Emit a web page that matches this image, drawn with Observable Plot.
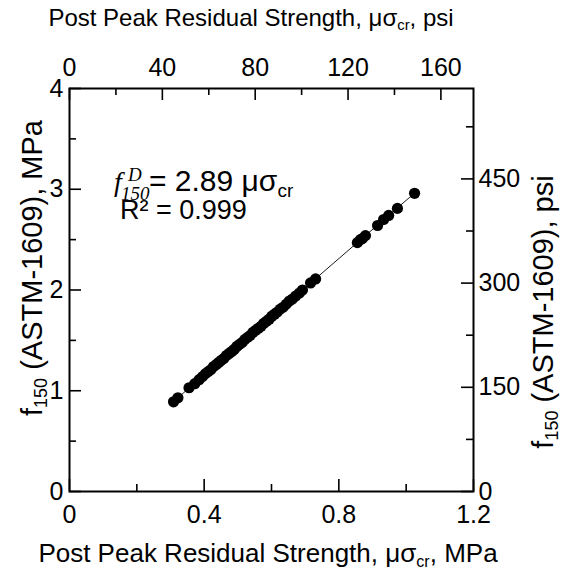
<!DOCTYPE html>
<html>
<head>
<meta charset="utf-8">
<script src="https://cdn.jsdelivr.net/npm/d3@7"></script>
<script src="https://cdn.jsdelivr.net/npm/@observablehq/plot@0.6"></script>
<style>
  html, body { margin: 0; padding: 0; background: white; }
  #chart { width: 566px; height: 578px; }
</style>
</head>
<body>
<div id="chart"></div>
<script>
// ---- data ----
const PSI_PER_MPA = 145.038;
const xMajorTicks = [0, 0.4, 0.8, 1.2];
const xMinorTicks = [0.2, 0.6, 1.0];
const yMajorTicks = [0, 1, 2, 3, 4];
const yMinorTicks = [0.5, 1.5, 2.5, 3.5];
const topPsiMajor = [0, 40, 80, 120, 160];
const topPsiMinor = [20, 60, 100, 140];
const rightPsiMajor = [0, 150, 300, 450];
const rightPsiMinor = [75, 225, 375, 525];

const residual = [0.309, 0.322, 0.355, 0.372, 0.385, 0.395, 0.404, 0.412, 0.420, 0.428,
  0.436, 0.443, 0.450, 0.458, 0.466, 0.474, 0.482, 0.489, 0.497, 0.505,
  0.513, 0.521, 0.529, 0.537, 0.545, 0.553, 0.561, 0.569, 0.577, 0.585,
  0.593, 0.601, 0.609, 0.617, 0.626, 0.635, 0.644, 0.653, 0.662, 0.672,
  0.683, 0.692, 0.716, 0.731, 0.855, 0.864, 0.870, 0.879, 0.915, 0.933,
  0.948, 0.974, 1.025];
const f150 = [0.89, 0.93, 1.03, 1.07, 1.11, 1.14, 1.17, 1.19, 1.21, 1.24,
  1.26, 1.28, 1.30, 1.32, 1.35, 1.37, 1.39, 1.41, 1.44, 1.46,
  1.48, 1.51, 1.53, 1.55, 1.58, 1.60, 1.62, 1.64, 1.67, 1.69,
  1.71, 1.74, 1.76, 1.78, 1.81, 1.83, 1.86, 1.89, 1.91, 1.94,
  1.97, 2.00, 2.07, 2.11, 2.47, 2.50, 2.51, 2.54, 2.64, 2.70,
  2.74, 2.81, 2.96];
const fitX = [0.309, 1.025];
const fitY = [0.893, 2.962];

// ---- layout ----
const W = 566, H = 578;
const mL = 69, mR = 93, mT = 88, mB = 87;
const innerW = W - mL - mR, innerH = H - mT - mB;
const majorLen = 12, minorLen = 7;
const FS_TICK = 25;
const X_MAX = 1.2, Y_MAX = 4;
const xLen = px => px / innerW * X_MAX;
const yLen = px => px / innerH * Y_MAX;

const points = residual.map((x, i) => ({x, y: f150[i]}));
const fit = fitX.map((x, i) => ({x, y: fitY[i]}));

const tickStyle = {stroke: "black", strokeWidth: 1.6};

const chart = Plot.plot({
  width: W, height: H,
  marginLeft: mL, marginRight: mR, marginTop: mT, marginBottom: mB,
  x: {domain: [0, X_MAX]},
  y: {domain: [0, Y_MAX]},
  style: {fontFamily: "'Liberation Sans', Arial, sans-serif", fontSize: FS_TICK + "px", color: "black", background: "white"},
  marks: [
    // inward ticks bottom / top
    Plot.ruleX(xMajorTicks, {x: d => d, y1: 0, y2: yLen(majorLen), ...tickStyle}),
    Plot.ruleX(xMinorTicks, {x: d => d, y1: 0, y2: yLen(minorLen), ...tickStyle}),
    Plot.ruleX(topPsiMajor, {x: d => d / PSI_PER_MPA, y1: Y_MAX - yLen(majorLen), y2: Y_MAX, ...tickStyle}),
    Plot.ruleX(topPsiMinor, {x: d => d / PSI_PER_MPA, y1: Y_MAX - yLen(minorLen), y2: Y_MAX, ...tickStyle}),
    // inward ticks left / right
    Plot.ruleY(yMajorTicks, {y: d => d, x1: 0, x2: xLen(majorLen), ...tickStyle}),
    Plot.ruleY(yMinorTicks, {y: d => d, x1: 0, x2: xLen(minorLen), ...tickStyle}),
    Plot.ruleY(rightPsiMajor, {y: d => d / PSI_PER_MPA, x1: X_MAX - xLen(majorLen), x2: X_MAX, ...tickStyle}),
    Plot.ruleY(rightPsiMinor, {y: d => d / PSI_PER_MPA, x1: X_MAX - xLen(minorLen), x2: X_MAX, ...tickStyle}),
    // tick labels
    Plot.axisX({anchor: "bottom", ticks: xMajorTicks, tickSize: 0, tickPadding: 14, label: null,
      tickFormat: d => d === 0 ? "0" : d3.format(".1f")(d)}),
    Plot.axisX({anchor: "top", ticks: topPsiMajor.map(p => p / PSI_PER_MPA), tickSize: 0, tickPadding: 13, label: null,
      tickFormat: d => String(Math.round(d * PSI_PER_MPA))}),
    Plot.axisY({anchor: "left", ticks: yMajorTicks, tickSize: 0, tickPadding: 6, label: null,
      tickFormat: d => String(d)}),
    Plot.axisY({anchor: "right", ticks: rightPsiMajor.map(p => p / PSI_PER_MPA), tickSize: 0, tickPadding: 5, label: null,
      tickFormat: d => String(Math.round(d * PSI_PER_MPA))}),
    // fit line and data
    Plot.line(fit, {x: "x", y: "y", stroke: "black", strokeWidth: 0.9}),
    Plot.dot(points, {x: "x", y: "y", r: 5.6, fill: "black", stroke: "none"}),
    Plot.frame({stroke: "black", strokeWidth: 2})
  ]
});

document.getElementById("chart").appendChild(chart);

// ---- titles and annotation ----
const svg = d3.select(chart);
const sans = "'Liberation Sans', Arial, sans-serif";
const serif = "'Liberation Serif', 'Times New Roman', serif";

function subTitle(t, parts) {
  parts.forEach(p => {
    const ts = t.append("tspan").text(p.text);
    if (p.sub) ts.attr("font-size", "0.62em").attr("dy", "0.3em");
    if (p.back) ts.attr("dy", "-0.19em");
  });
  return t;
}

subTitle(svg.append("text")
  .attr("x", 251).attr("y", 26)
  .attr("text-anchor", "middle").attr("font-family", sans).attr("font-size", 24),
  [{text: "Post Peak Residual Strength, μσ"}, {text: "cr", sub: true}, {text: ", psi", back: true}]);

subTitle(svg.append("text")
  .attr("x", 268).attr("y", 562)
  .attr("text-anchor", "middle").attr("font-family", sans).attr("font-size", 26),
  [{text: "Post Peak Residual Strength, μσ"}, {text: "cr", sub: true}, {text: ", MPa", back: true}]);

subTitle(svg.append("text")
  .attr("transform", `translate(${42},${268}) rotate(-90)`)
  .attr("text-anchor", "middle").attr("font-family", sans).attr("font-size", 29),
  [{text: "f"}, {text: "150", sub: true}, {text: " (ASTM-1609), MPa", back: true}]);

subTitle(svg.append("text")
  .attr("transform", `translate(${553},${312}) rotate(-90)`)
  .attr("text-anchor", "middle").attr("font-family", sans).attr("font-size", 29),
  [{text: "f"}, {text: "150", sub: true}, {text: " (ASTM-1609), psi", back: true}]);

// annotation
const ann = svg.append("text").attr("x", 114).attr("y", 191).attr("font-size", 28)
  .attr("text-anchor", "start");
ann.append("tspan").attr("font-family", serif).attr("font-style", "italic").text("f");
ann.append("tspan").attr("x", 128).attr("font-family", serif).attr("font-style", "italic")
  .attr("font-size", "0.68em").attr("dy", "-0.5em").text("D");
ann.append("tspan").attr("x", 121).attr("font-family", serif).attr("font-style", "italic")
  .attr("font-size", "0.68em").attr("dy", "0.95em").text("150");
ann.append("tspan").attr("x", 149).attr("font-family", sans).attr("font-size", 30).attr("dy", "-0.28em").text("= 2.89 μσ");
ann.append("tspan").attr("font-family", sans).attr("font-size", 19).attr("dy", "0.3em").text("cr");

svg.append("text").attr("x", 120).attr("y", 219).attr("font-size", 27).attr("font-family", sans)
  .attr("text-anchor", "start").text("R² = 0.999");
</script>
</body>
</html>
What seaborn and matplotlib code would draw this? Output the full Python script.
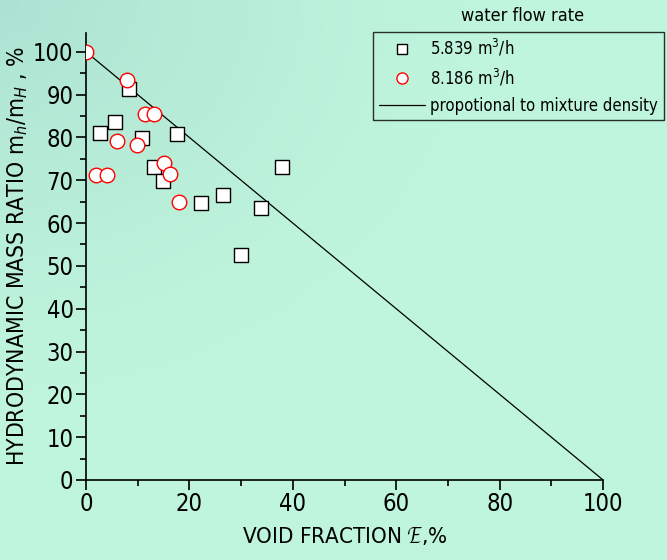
══════════════════════════════
* What the exercise asks
Give again, word for word, every line from the top of the data above to the line holding "const rightPsiMinor = [75, 225, 375, 525];", inclusive, with the pictures left out.

* Task solution
Emit a web page that matches this image, drawn with Observable Plot.
<!DOCTYPE html>
<html>
<head>
<meta charset="utf-8">
<script src="https://cdn.jsdelivr.net/npm/d3@7"></script>
<script src="https://cdn.jsdelivr.net/npm/@observablehq/plot@0.6"></script>
<style>
  html, body { margin: 0; padding: 0; background: white; }
  #chart { width: 566px; height: 578px; }
</style>
</head>
<body>
<div id="chart"></div>
<script>
// ---- data ----
const PSI_PER_MPA = 145.038;
const xMajorTicks = [0, 0.4, 0.8, 1.2];
const xMinorTicks = [0.2, 0.6, 1.0];
const yMajorTicks = [0, 1, 2, 3, 4];
const yMinorTicks = [0.5, 1.5, 2.5, 3.5];
const topPsiMajor = [0, 40, 80, 120, 160];
const topPsiMinor = [20, 60, 100, 140];
const rightPsiMajor = [0, 150, 300, 450];
const rightPsiMinor = [75, 225, 375, 525];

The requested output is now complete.